Il y a chez lui une fascination presque ludique pour la mort et ce désir de posséder propre à tout collectionneur. Je pense ici aux premiers Egyptiens qui, dans leurs sarcophages, se retrouvent aujourd’hui dans son musée en Tasmanie… C’est comme si nos propres dépouilles devaient un jour finir sur Mars!
David Walsh a dit un jour qu’il aimerait vous voir mourir en direct, à l’écran…
Il est joueur et provocateur. Je l’appelle «le diable de Tasmanie». Il veut être plus fort que le hasard. Seul le diable pense qu’il est plus fort que Dieu.
La mémoire et la mort ont toujours été des thèmes centraux dans le travail de l’artiste. Ici l’exposition «Haunted» en 2005 au Guggenheim. KEYSTONE / MIGUEL TONA
Que signifie pour vous la notion d’immortalité ?
Je n’ai pas de désir d’immortalité. En revanche, j’ai toujours eu le désir de sauver ce que j’appelle la petite mémoire. Celle-ci consiste à se souvenir de sa grand-mère, d’une histoire drôle ou de l’endroit pour acheter le meilleur gâteau à la crème. Ces petits souvenirs disparaîtront avec nous. Cette question m’obsède. Chaque personne est unique et importante. Mais tellement fragile. Moi, j’essaie de sauver tout le monde en sachant que c’est impossible.

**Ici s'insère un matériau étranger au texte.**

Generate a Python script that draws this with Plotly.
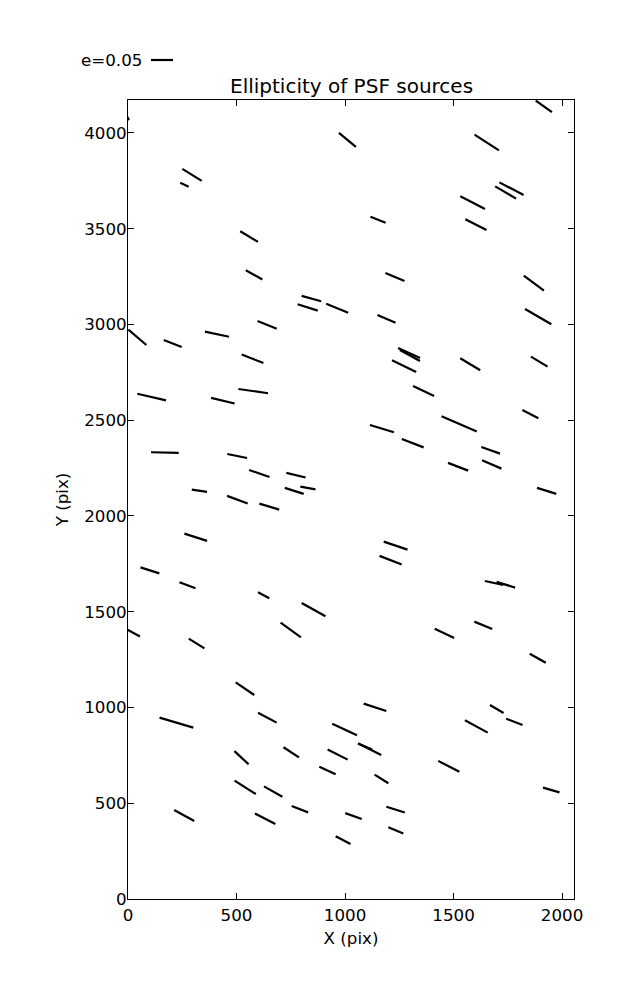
import math
import plotly.graph_objects as go

# Source centres (data units: pix), ellipticity and position angle (deg)
x_src = [1011, -9, 295, 260, 558, 1916, 1653, 1767, 1740, 1588, 1603, 1152,
         581, 845, 828, 964, 641, 43, 206, 410, 574, 109, 437, 577,
         1230, 1870, 1191, 1890, 1295, 1299, 1272, 1577, 1895, 1362, 1854, 1170,
         1526, 1312, 1671, 1521, 1676, 1929, 1233, 1210, 170, 503, 605, 774,
         329, 504, 651, 766, 829, 312, 101, 274, 625, 855, 25, 316,
         750, 539, 642, 223, 998, 1687, 1741, 1458, 1637, 1888, 1138, 1699,
         1780, 1605, 523, 752, 966, 919, 540, 669, 259, 632, 792, 1039,
         991, 1114, 1092, 1168, 1478, 1950, 1233, 1234]
y_src = [3964, 4094, 3781, 3729, 3459, 4139, 3950, 3709, 3689, 3636, 3521, 3547,
         3259, 3135, 3089, 3085, 2998, 2933, 2901, 2949, 2821, 2621, 2602, 2652,
         3248, 3216, 3029, 3041, 2851, 2838, 2782, 2792, 2806, 2653, 2532, 2456,
         2481, 2380, 2343, 2257, 2269, 2131, 1845, 1769, 2331, 2313, 2222, 2213,
         2132, 2085, 2049, 2131, 2146, 1889, 1716, 1638, 1586, 1511, 1389, 1334,
         1405, 1098, 947, 921, 885, 1650, 1641, 1387, 1429, 1257, 1001, 992,
         925, 901, 738, 766, 754, 671, 583, 561, 436, 419, 469, 433,
         307, 782, 796, 627, 693, 569, 467, 358]
ellip = [0.050, 0.027, 0.052, 0.021, 0.047, 0.045, 0.066, 0.062, 0.055, 0.063, 0.054, 0.037,
         0.043, 0.046, 0.048, 0.054, 0.047, 0.054, 0.044, 0.056, 0.053, 0.067, 0.055, 0.068,
         0.047, 0.057, 0.045, 0.069, 0.055, 0.052, 0.061, 0.053, 0.044, 0.053, 0.041, 0.057,
         0.087, 0.053, 0.045, 0.049, 0.048, 0.046, 0.057, 0.054, 0.063, 0.046, 0.049, 0.045,
         0.035, 0.050, 0.047, 0.045, 0.035, 0.054, 0.045, 0.039, 0.029, 0.062, 0.034, 0.042,
         0.057, 0.051, 0.048, 0.080, 0.062, 0.043, 0.044, 0.049, 0.044, 0.042, 0.054, 0.036,
         0.040, 0.059, 0.044, 0.042, 0.051, 0.041, 0.057, 0.048, 0.052, 0.052, 0.040, 0.040,
         0.038, 0.058, 0.035, 0.037, 0.054, 0.039, 0.044, 0.037]
angle_deg = [-39.5, -60, -31.9, -25.5, -31.2, -35.2, -32.9, -27.6, -30.4, -27.2, -27.0, -21.4,
             -29.1, -15.4, -17.5, -22.2, -21.8, -40.4, -21.3, -11.8, -21.8, -13.1, -13.5, -8.2,
             -22.5, -36.5, -23.6, -30.2, -24.4, -28.8, -26.0, -31.0, -30.9, -25.5, -27.4, -16.9,
             -23.2, -20.9, -19.7, -21.1, -23.3, -17.3, -18.6, -21.3, -1.4, -11.5, -19.0, -13.7,
             -8.5, -20.4, -16.9, -17.5, -10.2, -17.8, -17.8, -20.2, -28.0, -29.3, -28.3, -31.7,
             -35.9, -34.2, -28.1, -16.5, -25.1, -12.3, -17.3, -25.7, -22.4, -29.4, -17.8, -30.3,
             -21.1, -28.5, -42.9, -33.2, -26.6, -25.3, -32.3, -29.4, -28.8, -26.9, -21.1, -19.8,
             -27.5, -26.5, -23.2, -32.4, -27.0, -16.1, -17.3, -22.8]

X_MAX = 2055
Y_MAX = 4172
PAGE_PAD = 8  # default body margin of the html page
FIG_W, FIG_H = 637 - PAGE_PAD, 1000 - PAGE_PAD
M_L, M_R, M_T, M_B = 128 - PAGE_PAD, 63, 100 - PAGE_PAD, 101
PLOT_W = FIG_W - M_L - M_R
PLOT_H = FIG_H - M_T - M_B
E_REF = 0.05
E_REF_PX = 22.0
px_per_x = PLOT_W / X_MAX
px_per_y = PLOT_H / Y_MAX

xs, ys = [], []
for x, y, e, a in zip(x_src, y_src, ellip, angle_deg):
    half = 0.5 * e / E_REF * E_REF_PX
    t = math.radians(a)
    dx = half * math.cos(t) / px_per_x
    dy = half * math.sin(t) / px_per_y
    xs += [x - dx, x + dx, None]
    ys += [y - dy, y + dy, None]

fig = go.Figure()
fig.add_trace(go.Scatter(x=xs, y=ys, mode="lines",
                         line=dict(color="black", width=2.2),
                         showlegend=False, hoverinfo="skip"))

FONT = "DejaVu Sans"
axis_common = dict(showgrid=False, zeroline=False, showline=True, mirror="ticks",
                   linecolor="black", linewidth=1, ticks="inside", ticklen=6,
                   tickcolor="black", tickwidth=1,
                   tickfont=dict(family=FONT, size=16.7, color="black"))

fig.update_layout(
    width=FIG_W, height=FIG_H, autosize=False,
    margin=dict(l=M_L, r=M_R, t=M_T, b=M_B),
    paper_bgcolor="white", plot_bgcolor="white",
    xaxis=dict(range=[0, X_MAX], tickvals=[0, 500, 1000, 1500, 2000],
               ticklabelstandoff=1,
               title=dict(text="X (pix)", font=dict(family=FONT, size=16.7, color="black"),
                          standoff=8),
               **axis_common),
    yaxis=dict(range=[0, Y_MAX], tickvals=[0, 500, 1000, 1500, 2000, 2500, 3000, 3500, 4000],
               ticklabelstandoff=-3,
               title=dict(text="Y (pix)", font=dict(family=FONT, size=16.7, color="black"),
                          standoff=11),
               **axis_common),
)

# Title
fig.add_annotation(text="Ellipticity of PSF sources", xref="paper", yref="paper",
                   x=0.5, y=1, xanchor="center", yanchor="bottom", yshift=0,
                   showarrow=False, font=dict(family=FONT, size=20, color="black"))

# Scale key: e=0.05
key_y = 1 + 40 / PLOT_H
fig.add_annotation(text="e=0.05", xref="paper", yref="paper",
                   x=-49 / PLOT_W, y=key_y, xanchor="left", yanchor="middle",
                   showarrow=False, font=dict(family=FONT, size=16.7, color="black"))
kx0 = 23 / PLOT_W
fig.add_shape(type="line", xref="paper", yref="paper",
              x0=kx0, x1=kx0 + E_REF_PX / PLOT_W, y0=key_y, y1=key_y,
              line=dict(color="black", width=2.2))

fig.write_html("out.html")
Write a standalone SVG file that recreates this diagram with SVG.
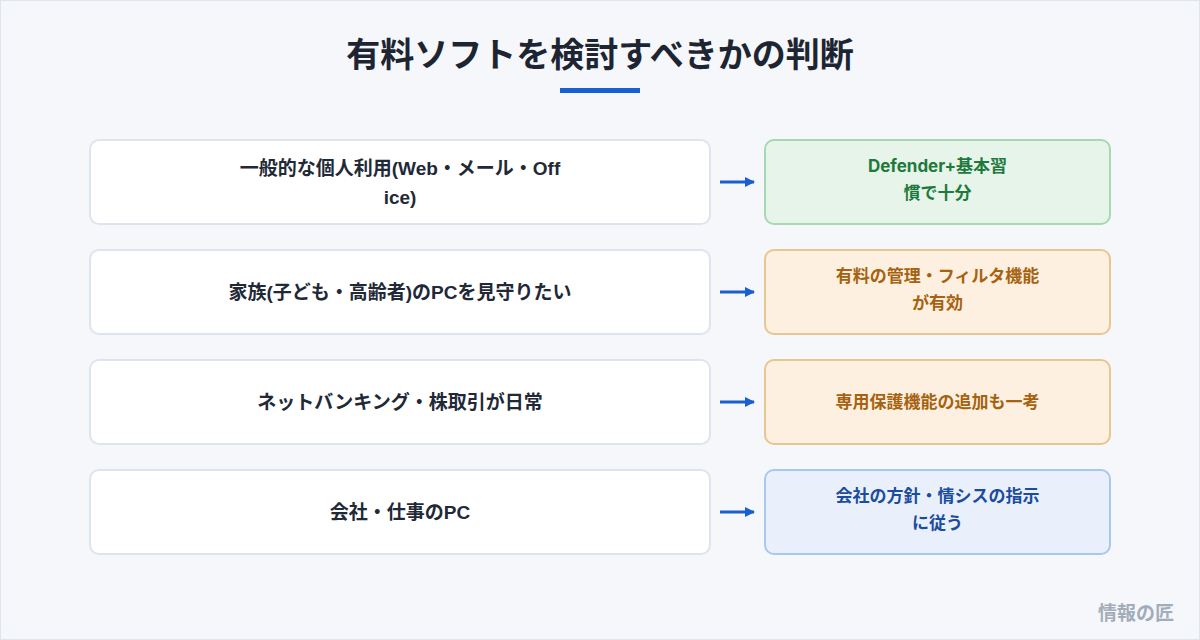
<svg xmlns="http://www.w3.org/2000/svg" width="1200" height="640" viewBox="0 0 1200 640">
<style>
text{font-family:"Noto Sans CJK JP","Noto Sans",sans-serif;font-weight:bold;text-anchor:middle}
.t{font-size:34px;fill:#1e2532}
.q rect{fill:#ffffff;stroke:#dde4ee;stroke-width:2}
.q text{font-size:19px;fill:#1f2937;font-family:"Liberation Sans","Noto Sans CJK JP",sans-serif}
.a text{font-size:17px;font-family:"Inter","Noto Sans CJK JP",sans-serif}
.g rect{fill:#e7f4ea;stroke:#a6d8b2;stroke-width:2}
.g text{fill:#1e7a3c}
.o rect{fill:#fdf0e1;stroke:#e8c68f;stroke-width:2}
.o text{fill:#a6620f}
.b rect{fill:#e9f0fb;stroke:#a9c7ef;stroke-width:2}
.b text{fill:#1b4c9e}
.c line{stroke:#1a5fd0;stroke-width:3}
</style>
<defs>
<marker id="ah" markerWidth="10" markerHeight="10" refX="9" refY="5" orient="auto" markerUnits="userSpaceOnUse">
<path d="M0,0 L10,5 L0,10 Z" fill="#1a5fd0"/>
</marker>
</defs>
<rect x="0.5" y="0.5" width="1199" height="639" fill="#f5f7fb" stroke="#dfe5ee"/>
<text class="t" x="600" y="67">有料ソフトを検討すべきかの判断</text>
<rect x="560" y="88" width="80" height="5" fill="#1a5fd0"/>

<g id="q1" class="q"><rect x="90" y="140" width="620" height="84" rx="9"/><text x="400" y="175">一般的な個人利用(Web・メール・Off</text><text x="400" y="204">ice)</text></g>
<g id="q2" class="q"><rect x="90" y="250" width="620" height="84" rx="9"/><text x="400" y="299">家族(子ども・高齢者)のPCを見守りたい</text></g>
<g id="q3" class="q"><rect x="90" y="360" width="620" height="84" rx="9"/><text x="400" y="409">ネットバンキング・株取引が日常</text></g>
<g id="q4" class="q"><rect x="90" y="470" width="620" height="84" rx="9"/><text x="400" y="519">会社・仕事のPC</text></g>

<g id="a1" class="a g"><rect x="765" y="140" width="345" height="84" rx="9"/><text x="937.5" y="172">Defender+基本習</text><text x="937.5" y="199">慣で十分</text></g>
<g id="a2" class="a o"><rect x="765" y="250" width="345" height="84" rx="9"/><text x="937.5" y="282">有料の管理・フィルタ機能</text><text x="937.5" y="309">が有効</text></g>
<g id="a3" class="a o"><rect x="765" y="360" width="345" height="84" rx="9"/><text x="937.5" y="408">専用保護機能の追加も一考</text></g>
<g id="a4" class="a b"><rect x="765" y="470" width="345" height="84" rx="9"/><text x="937.5" y="502">会社の方針・情シスの指示</text><text x="937.5" y="529">に従う</text></g>

<g id="connectors" class="c">
<line x1="720" y1="182" x2="754" y2="182" marker-end="url(#ah)"/>
<line x1="720" y1="292" x2="754" y2="292" marker-end="url(#ah)"/>
<line x1="720" y1="402" x2="754" y2="402" marker-end="url(#ah)"/>
<line x1="720" y1="512" x2="754" y2="512" marker-end="url(#ah)"/>
</g>
<text x="1136" y="620" style="font-size:19px;fill:#a3adba">情報の匠</text>
</svg>
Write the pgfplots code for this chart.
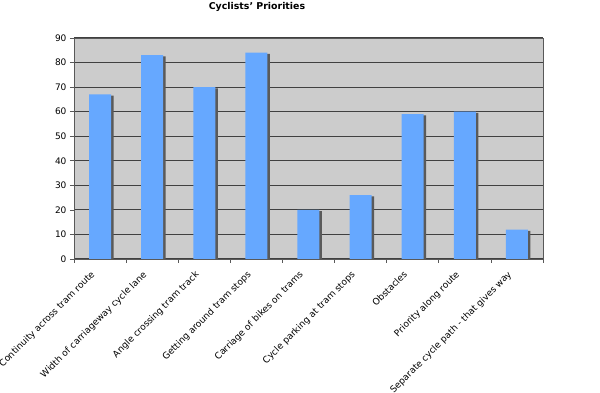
\documentclass[border=0pt]{standalone}
\usepackage{fontspec}
\setmainfont{DejaVu Sans}
\usepackage{pgfplots}
\pgfplotsset{compat=1.18}
\definecolor{barblue}{RGB}{102,168,255}
\definecolor{plotbg}{RGB}{204,204,204}
\definecolor{shadowc}{RGB}{90,90,90}
\begin{document}
\begin{tikzpicture}[x=1pt,y=1pt]
\useasboundingbox (0,0) rectangle (600,393);
\node[font=\bfseries\fontsize{9.4}{11}\selectfont] at (257,386) {Cyclists' Priorities};
\begin{axis}[
  at={(74pt,134pt)}, anchor=south west,
  scale only axis, width=469pt, height=221pt,
  xmin=-0.5, xmax=8.5, ymin=0, ymax=90,
  ytick={0,10,...,90},
  xtick={0,...,8},
  xticklabels={Continuity across tram route,Width of carriageway cycle lane,Angle crossing tram track,Getting around tram stops,Carriage of bikes on trams,Cycle parking at tram stops,Obstacles,Priority along route,Separate cycle path - that gives way},
  minor xtick={-0.5,0.5,...,8.5},
  major x tick style={draw=none},
  minor tick length=4pt,
  major tick length=4pt,
  tick align=outside,
  xtick pos=bottom, ytick pos=left,
  tick style={gray!70!black, line width=0.6pt},
  x tick label style={rotate=45, anchor=north east, font=\fontsize{9.1}{11}\selectfont, inner sep=1pt, xshift=-11pt, yshift=3pt},
  y tick label style={font=\fontsize{9}{10}\selectfont},
  /pgf/number format/assume math mode=true,
  ymajorgrids,
  major grid style={black!75, line width=1.2pt},
  axis background/.style={fill=plotbg},
  axis line style={gray!70!black, line width=0.8pt},
  ybar, bar width=22pt,
  clip=false,
]
\addplot[fill=shadowc, draw=none, bar shift=2.5pt] coordinates {(0,66.5) (1,82.5) (2,69.5) (3,83.5) (4,19.5) (5,25.5) (6,58.5) (7,59.5) (8,11.5)};
\addplot[fill=barblue, draw=none, bar shift=0pt] coordinates {(0,67) (1,83) (2,70) (3,84) (4,20) (5,26) (6,59) (7,60) (8,12)};
\end{axis}
\end{tikzpicture}
\end{document}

Vous ne croyez donc pas à l’immortalité?
Pas du tout. Surtout que je ne suis pas croyant. Mais je crois que nous avons chacun un savoir que nous n’avons jamais appris. Il nous a été donné par nos ancêtres. C’est un savoir vague et mélangé. Nous conservons en nous quelques traces qui proviennent de ceux qui nous ont précédés.
Que reste-t-il d’autre ?
A la fin d’une exposition, la plupart de mes œuvres sont détruites. Mais elles pourront être refaites, même après ma mort. Ce qui reste aussi, ce sont les mythes. J’ai récemment réalisé une pièce où, grâce à une installation au bord de la mer, je parle à des baleines. Elle est en Amérique du Sud, dans un coin introuvable. Selon un mythe amérindien, les baleines connaissent le début des temps. J’ai posé cette question de l’origine à beaucoup d’êtres humains. Ils ne m’ont jamais répondu. En désespoir de cause, j’ai posé la question à des baleines. Dans cinquante ou cent ans, je serai oublié. Mon installation au bord de la mer sera détruite. Mais peut-être que chez les Amérindiens, on se dira qu’un jour un fou à voulu parler aux baleines.
Vous avez dit que «La vie de C.B.» était votre œuvre ultime. Dans quel sens?
Elle est ultime parce qu’elle s’arrêtera à ma mort. J’ai une autre pièce ultime: un compteur qui égraine toutes les secondes de ma vie. Il augmente constamment et s’arrêtera à ma mort. Ce qui est piquant, c’est que David Walsh avait prévu un certain de nombre de rayonnages pour conserver les DVD d’enregistrements. Mais comme il a perdu son pari, il a été obligé d’acheter une armoire supplémentaire!